## OBJECTIVE
Return the lines where the word "with" occurs.

## MATERIAL SHOWN
====

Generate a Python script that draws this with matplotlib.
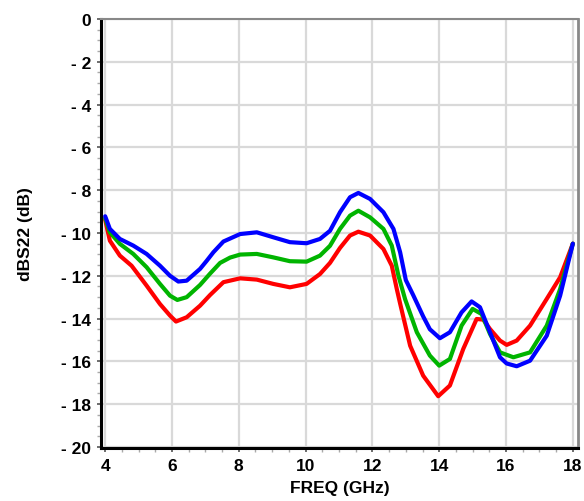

====

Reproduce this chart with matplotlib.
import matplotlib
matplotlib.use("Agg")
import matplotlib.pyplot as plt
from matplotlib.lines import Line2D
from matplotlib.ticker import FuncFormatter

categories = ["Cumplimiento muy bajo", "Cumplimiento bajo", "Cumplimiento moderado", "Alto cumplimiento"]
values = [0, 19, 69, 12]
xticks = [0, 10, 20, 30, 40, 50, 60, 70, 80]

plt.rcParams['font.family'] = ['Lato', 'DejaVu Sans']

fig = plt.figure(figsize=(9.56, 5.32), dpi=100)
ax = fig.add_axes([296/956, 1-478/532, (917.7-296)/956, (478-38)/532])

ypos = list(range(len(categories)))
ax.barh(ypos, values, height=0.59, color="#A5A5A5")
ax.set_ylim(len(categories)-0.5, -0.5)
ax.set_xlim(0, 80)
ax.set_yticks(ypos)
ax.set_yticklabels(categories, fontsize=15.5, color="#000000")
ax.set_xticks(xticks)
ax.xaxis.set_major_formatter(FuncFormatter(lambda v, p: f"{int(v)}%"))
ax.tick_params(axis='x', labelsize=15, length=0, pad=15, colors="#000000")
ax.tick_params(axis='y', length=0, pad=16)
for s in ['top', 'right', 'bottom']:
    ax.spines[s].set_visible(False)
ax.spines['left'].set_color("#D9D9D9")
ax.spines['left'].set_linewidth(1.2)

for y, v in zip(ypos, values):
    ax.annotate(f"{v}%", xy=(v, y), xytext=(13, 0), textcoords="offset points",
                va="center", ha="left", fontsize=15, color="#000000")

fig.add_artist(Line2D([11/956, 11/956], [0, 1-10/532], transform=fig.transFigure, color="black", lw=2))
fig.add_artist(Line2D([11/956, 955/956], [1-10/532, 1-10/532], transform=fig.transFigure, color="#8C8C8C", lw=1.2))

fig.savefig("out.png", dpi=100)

====

## SOLUTION TO THE PROBLEM
Generate a Python script that draws this with matplotlib.
Reproduce this chart with matplotlib.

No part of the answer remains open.